Q & A - first ecommerce website
Got some questions from a PSL member via email the other day. They are pretty common questions for anyone starting their first ecommerce website, so I thought I’d share the questions and my responses. Any recommendations on a cheap payment processing solution to use with Zen Cart since considering order volume may be quite low and sparse to start.
I’ve learned that “cheap” and “payment processing solution” never go together, and you should run the other way if they do. If you go with Zen Cart, I’d recommend Authorize.net. They run about $30 / month in standard fees, plus a $100 setup fee, but their per-transaction fees are lower than Paypal. Zen Cart is already equipped to handle Auth.net, you simply need to plug in the right values to the payment module configuration. If you gawk at the $100 setup, you could consider Paypal’s Website Payments Pro package, which provides transparent checkouts (i.e. no redirect to Paypal’s site) for $30 / month with higher per-transaction costs. You also sidestep all the “merchant account” nonsense, just provide PayPal with an existing bank account to deposit your payments. That alone can make it worth the extra money in some cases. Putting my money where my mouth is, I’m using Authorize.net for my own startup, Fwd:Vault.

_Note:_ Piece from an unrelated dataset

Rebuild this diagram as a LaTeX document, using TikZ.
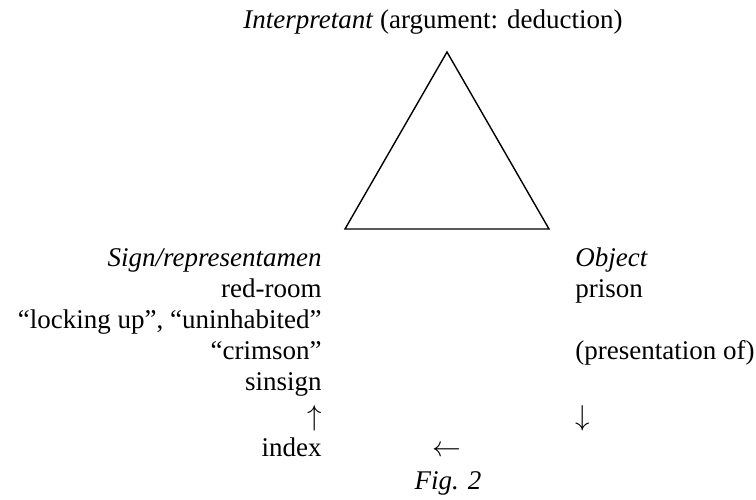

Plus, because it’s a subscription service, I have to purchase additional modules to handle the recurring billing. The standard monthly costs are still going to total less than $100, and puts me in a better position for growth (at some point the Paypal per transaction fees counter-balance the monthly savings). Have you used/what do you think of [insert any hosting company here]?
Whatever hosting route you go, my litmus test is ensure the package allows you to use a dedicated SSL certificate. That means that you’ll have a dedicated IP address, which is important because sharing an IP address with others puts you at risk for being blacklisted. It only takes one moron using an unpatched forum package. Plus shared SSL certs can be a pain in the butt to configure.
I’ve found Virtual Private Server (VPS) packages to be an excellent middle ground: more secluded than shared hosts, less expensive than a dedicated box. They act like dedicated servers, and thus require server admin skills, so don’t go this route if you don’t have a technical background. If you don’t have the technical chops, or can’t afford to hire them, the newer cloud solutions, like Media Temple grid service and
Mosso Rackspace Cloud are pretty sweet.